Even IOTL the campaigns to remove the Italians from East Africa, were supported by a a mixed bag of grossly obsolete aeroplanes as was the Syrian campaign, if less so*.


What drove the F5/34 requirement was to draw upon a known and available alternative to the high risk (at the time) new Merlin. As we now know with hindsight they would have been better off gluing an F5/34 or Venom on the back of the Mercuires or Perseus than Lysander but they did not know that nor would anyone else. Planning always assumed the presence of the French air force in addition to the British. In the Far East as well as on the France/German front.

The F5/34 would have been mostly meeting Nakajima Ki 27s and 43s rather than Mitsubishi A6Ms so they would possibly be a more apt comparison.

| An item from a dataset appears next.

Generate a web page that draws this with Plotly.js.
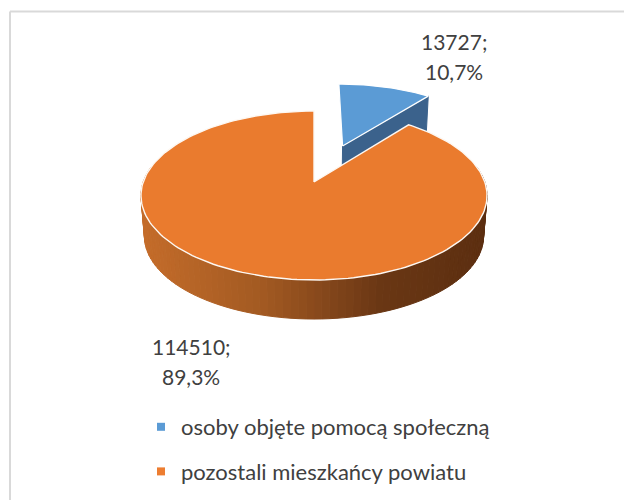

The Ki43 prototype did not even fly until 1939 to a 1937 requirement. By that time it is quite possible that the Gloster F5/34 as we know it would have been superseded by an improved MkII attending to many of the deficiencies we note today. Myself I would have been gluing a slightly scaled up Venom to the engines but that is just me.

*When you are level bombing with Vickers Valentias and dive bombing with Gloster Gauntlets at the same time as your first jet is flying you can see the stretch on resources.
 
Last edited:
Myself I would have been gluing a slightly scaled up Venom to the engines but that is just me.
A production Venom would have been Britain's first radial-powered, fabric-covered single-seat monoplane fighter since, IIRC the Bristol M.1. Something for the historians to note. As for an all-metal aircraft, a Perseus-powered mini-Hawker Sea Fury would be nice.

Given that both the Venom and Spitfire came out of Vickers I wonder if the two design teams ever shared notes. I imagine the day when both team had to submit their designs to the Vickers board and the Venom chaps are looking sheepishly at what the Supermarine guys have mocked up.
 
A small nit-pick, but the Bristol M.1 had a rotary engine, not a radial
You're right. Then the Venom would have been Britain's one and only fabric covered, radial-powered, single-engine monoplane fighter. As it was, the best British-powered of the sort was foreign-built in the Fokker D.XXI.

I wonder why the Vickers Venom team chose a fabric-covered design. They'd already designed an all metal fighter in the Vickers Vireo. And if they're going with fabric, why not incorporate their all metal geodesic airframe with the Wellesley.
 
Last edited:
But it certainly is a surprisingly small list
Agreed. And there are lots of prototypes that looks promising - I like that Westland Interceptor. But, it seems that Britain never had an operational radial powered, fabric coated monoplane fighter.

Getting back to the all-metal F5. With the Gloster's failure to find a buyer, Britain would not field an all-metal single-engine, single seat radial-powered monoplane fighter until the Tempest II (first produced in Oct 1944) and postwar Sea Fury.

Besides the Germans (who would wait until the Fw 190 in 1941) and Soviets (who preferred a mixed structure of wood and metal), everyone else was making all metal radial fighters before the war, including the Boeing P-26, Mitsubishi A5M, Macchi C.200, Bloch MB.150, and PZL P.11 (gull wing).
 
Last edited:
If you want to blame someone you need to go higher up the command chain than Leigh Mallory.
Kind of what I meant by
what if the Air Ministry had some high ups with the vision to see the empire needed some decent machinery instead of obsolete biplanes
Not sure where but I have definitely read that L-M refused to release fighters for overseas deployment but it could have been referring more to Spitfires than fighters in general. If the A-M had been watching events in SEA with a critical eye, from the time Germany launched Unternehmen Barbarossa, & effectively quashed the likelihood of an invasion of the UK, it may not have been too late to reinforce Singapore. History shows us that there was a significant lack of agility in the way this was handled, as was much of the conduct of the war in the early years. Plus, they did not have any suitable aircraft to use in an effective attack role, though maybe even Hurribombers would have been better than the poor old Blenheim.